What do I get when I subtype GPUArray?

As the main developer of ROCArrays.jl, I’m trying to understand what benefits I get when I make ROCArray <: GPUArray. GPUArrays.jl is a rather large package (likely due to it also implementing JLArray), so it’s hard for me to tease out what the differences are between making ROCArray a subtype of GPUArray over DenseArray or AbstractArray. Having that info at hand would make it easier for me to debug why things break as I work towards making this a reality, and also help me contribute to GPUArrays.jl in the future.

If there’s an overview somewhere of the differences between <: GPUArray and <: DenseArray/<: AbstractArray, or just a file I should look at that has most of this functionality isolated out, I would greatly appreciated being pointed to it :slightly_smiling_face:

Implementing the GPUArrays gives you two things: a bunch of methods that implement Base array functionality that would otherwise iterate (think constructors, copy methods, similar, etc which each have a pretty extensive surface area with lots of corners), and a couple of GPU kernels expressed in terms of a vendor-agnostic GPU programming interface. There’s other features, like a vendor-agnostic interface to inspect devices, but those have bitrotten and should be removed (GPUArrays was originally intended to be used by users, whereas it is now purely a support package for implementing GPU types, i.e. AbstractGPUArrays). Finally, there’s also a pretty extensive test suite that keeps your package well tested.

I think it’s worth implementing this interface since there’s quite some functionality that is potentially common to GPU array types. Vendor-agnostic kernels I’m not so sure, but on the other hand there’s a couple that have been used by CuArrays.jl forever (like the random number generator) so there is definitely value there. But the package needs some love: the required interface is ill-defined and ill-documented, some functionality has bitrotten / is unused and should get stripped, etc. If there an actual second user, e.g. ROCArrays, it might be worth cleaning it up and making more use of it.

I’ve been meaning to reduce its footprint.
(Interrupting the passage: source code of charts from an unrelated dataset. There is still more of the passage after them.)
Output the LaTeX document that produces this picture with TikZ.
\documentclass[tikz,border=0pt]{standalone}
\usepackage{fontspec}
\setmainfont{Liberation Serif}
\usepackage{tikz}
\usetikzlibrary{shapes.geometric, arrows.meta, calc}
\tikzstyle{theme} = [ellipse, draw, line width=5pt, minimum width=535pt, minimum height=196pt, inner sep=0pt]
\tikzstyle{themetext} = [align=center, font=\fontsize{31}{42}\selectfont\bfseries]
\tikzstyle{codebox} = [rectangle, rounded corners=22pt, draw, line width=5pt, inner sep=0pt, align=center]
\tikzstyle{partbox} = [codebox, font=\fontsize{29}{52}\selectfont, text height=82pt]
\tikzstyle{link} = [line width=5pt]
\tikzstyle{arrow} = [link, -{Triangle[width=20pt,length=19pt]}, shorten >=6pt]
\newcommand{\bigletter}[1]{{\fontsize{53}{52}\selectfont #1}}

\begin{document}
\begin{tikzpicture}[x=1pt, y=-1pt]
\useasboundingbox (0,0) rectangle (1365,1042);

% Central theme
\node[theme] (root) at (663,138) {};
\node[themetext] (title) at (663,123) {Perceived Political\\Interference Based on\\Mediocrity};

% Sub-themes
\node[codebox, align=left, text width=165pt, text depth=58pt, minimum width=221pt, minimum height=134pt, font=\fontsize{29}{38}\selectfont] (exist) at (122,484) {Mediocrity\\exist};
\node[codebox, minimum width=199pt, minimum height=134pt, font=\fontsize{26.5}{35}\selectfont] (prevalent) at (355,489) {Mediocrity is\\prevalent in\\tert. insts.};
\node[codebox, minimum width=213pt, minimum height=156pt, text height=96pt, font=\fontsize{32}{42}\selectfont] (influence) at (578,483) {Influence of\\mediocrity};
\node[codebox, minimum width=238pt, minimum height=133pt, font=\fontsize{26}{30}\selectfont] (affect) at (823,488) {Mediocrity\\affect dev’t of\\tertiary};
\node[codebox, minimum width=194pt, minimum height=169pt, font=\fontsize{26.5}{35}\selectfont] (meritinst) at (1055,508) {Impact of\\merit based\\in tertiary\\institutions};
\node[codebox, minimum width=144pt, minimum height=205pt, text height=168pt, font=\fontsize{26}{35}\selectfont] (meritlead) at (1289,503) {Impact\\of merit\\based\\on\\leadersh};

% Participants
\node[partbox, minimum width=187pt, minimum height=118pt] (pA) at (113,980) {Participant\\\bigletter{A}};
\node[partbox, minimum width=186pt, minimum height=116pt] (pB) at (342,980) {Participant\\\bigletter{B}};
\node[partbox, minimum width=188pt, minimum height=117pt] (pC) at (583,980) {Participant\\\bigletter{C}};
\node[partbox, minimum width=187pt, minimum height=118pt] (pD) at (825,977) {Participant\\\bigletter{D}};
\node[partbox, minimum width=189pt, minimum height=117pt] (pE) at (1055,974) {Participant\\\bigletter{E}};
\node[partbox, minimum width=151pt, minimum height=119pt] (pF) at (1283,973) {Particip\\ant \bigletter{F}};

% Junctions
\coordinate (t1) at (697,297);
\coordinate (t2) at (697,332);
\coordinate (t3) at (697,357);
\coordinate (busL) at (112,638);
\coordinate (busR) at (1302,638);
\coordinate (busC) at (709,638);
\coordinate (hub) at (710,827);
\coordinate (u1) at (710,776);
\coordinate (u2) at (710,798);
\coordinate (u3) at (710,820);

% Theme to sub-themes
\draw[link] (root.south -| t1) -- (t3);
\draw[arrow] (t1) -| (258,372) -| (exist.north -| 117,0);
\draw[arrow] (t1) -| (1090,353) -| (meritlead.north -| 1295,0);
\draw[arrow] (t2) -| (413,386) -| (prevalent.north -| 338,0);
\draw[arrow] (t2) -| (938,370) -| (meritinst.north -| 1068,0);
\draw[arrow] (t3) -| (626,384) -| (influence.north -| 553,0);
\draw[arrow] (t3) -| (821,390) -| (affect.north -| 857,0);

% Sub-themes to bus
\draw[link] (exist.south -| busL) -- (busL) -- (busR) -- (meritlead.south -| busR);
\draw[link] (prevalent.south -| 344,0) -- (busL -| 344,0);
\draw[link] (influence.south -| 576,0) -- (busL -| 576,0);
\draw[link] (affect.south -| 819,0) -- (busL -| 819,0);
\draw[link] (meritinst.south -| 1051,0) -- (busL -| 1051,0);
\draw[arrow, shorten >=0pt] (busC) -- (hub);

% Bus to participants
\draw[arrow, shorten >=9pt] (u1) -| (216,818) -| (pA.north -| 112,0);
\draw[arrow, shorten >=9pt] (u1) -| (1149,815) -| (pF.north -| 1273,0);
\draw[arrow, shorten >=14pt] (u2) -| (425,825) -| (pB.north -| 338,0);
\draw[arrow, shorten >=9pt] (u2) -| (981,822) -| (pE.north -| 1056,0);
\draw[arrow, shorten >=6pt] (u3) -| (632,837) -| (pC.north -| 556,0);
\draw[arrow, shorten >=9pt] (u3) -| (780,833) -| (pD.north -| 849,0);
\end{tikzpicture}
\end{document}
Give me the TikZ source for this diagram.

The latest version should have way less dependencies, and if it matters we could also move JLArray to the test suite too.

3 Likes

Ok great, that makes sense to me! I just realized that the JLArray implementation is totally contained in src/array.jl, so that makes it easier to know what is specific to just that backend. I’m making a FakeGPUArray locally using the same code as for JLArray so that I can get a handle on what a simpler backend looks like (and how it’s implemented), and then use that as a basis for ROCArrays until I can better understand everything else. It’s already going really well (I’ve almost got the testsuite passing), so I’m pretty confident I can figure this out now :smile:

JLArray was exactly intended for that purpose: to give a reference implementation for people to copy it for implementing their own GPUArray…
Btw, you should also get a fairly reasonable broadcast and mapreduce implementation for free!

1 Like

Can I use the GPUArray API to define dual use fast kernels for CUDA and CPU with multiple threads without undue runtime cost over using CuArrays directly ?

how does the GPUArray API interact with the recent cuda memory management improvements? Will these not carry over?

Do you plan on supporting osx?

Yes I do intend to support OSX, although I’ll need to do a bit of work to workaround the fact that ROCm doesn’t currently have an OSX driver. But it should be totally possible through the power of OpenCL.jl

1 Like

Just to add some more to this: lots of functionality that has been added to CuArrays.jl could reasonably move to GPUArrays for reuse by other packages. For example, the whole memory allocator currently just keeps track of a pointer and size, given an underlying alloc and free function that could just as well be from ROCM. Of course, if we ever track the ownership of a pointer (device, stream, which we’ll have to if we ever tackle single-process-multi-gpu), we’ll need to think about how to properly abstract this.

3 Likes